Process: This involves traversing the segment tree. If a node's segment is completely within the query range, its pre-computed aggregate value is used. If a node's segment partially overlaps, the query is recursively made on its children. If a node's segment is completely outside the query range, it's ignored.
Time Complexity: O(log n), because a range query in a segment tree typically decomposes the query range into at most O(log n) disjoint segments represented by nodes in the tree.
Space Complexity: O(1) for iterative array-based, O(log n) for recursive pointer-based.

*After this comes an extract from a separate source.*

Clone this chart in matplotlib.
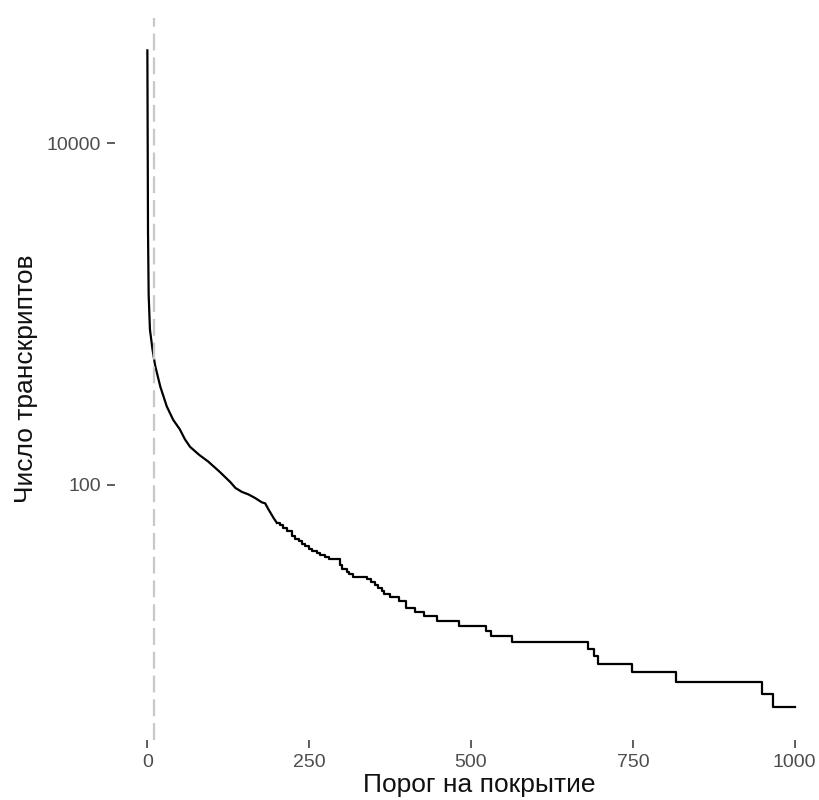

Applications of Segment Trees

Segment trees are incredibly versatile and are used in a wide range of applications where range queries and point updates are frequent:

Range Sum Queries (RSQ): Finding the sum of elements in a given range of an array (as shown in our examples).
Range Minimum/Maximum Queries (RMQ): Finding the minimum or maximum element in a given range.
Range Frequency Queries: Finding the number of elements in a given range that satisfy a certain condition.
Maximum Subarray Sum Problem: Segment trees can be adapted to solve variations of this classic problem.
Computational Geometry: Problems involving geometric intervals or segments.
Dynamic Programming Optimizations: Certain DP problems can be sped up using segment trees.
Data Analytics and Time-Series Analysis: Quickly aggregating data over time windows or other ranges.

Key Takeaways

Segment Trees are powerful tree data structures designed for efficient range queries and point updates on an array.
They achieve O(log n) time complexity for query and update operations, and O(n) for building the tree.
The core idea is to pre-compute and store aggregate information for intervals, allowing range queries to be answered quickly by combining information from a small number of tree nodes.
They can be implemented using arrays (often more performant) or with explicit tree nodes and pointers (often more intuitive).
Segment trees are a staple in competitive programming and are useful in various real-world applications requiring efficient range-based data processing.

While a bit more complex to implement than simple arrays, the performance gains offered by Segment Trees for range-based problems are often well worth the effort!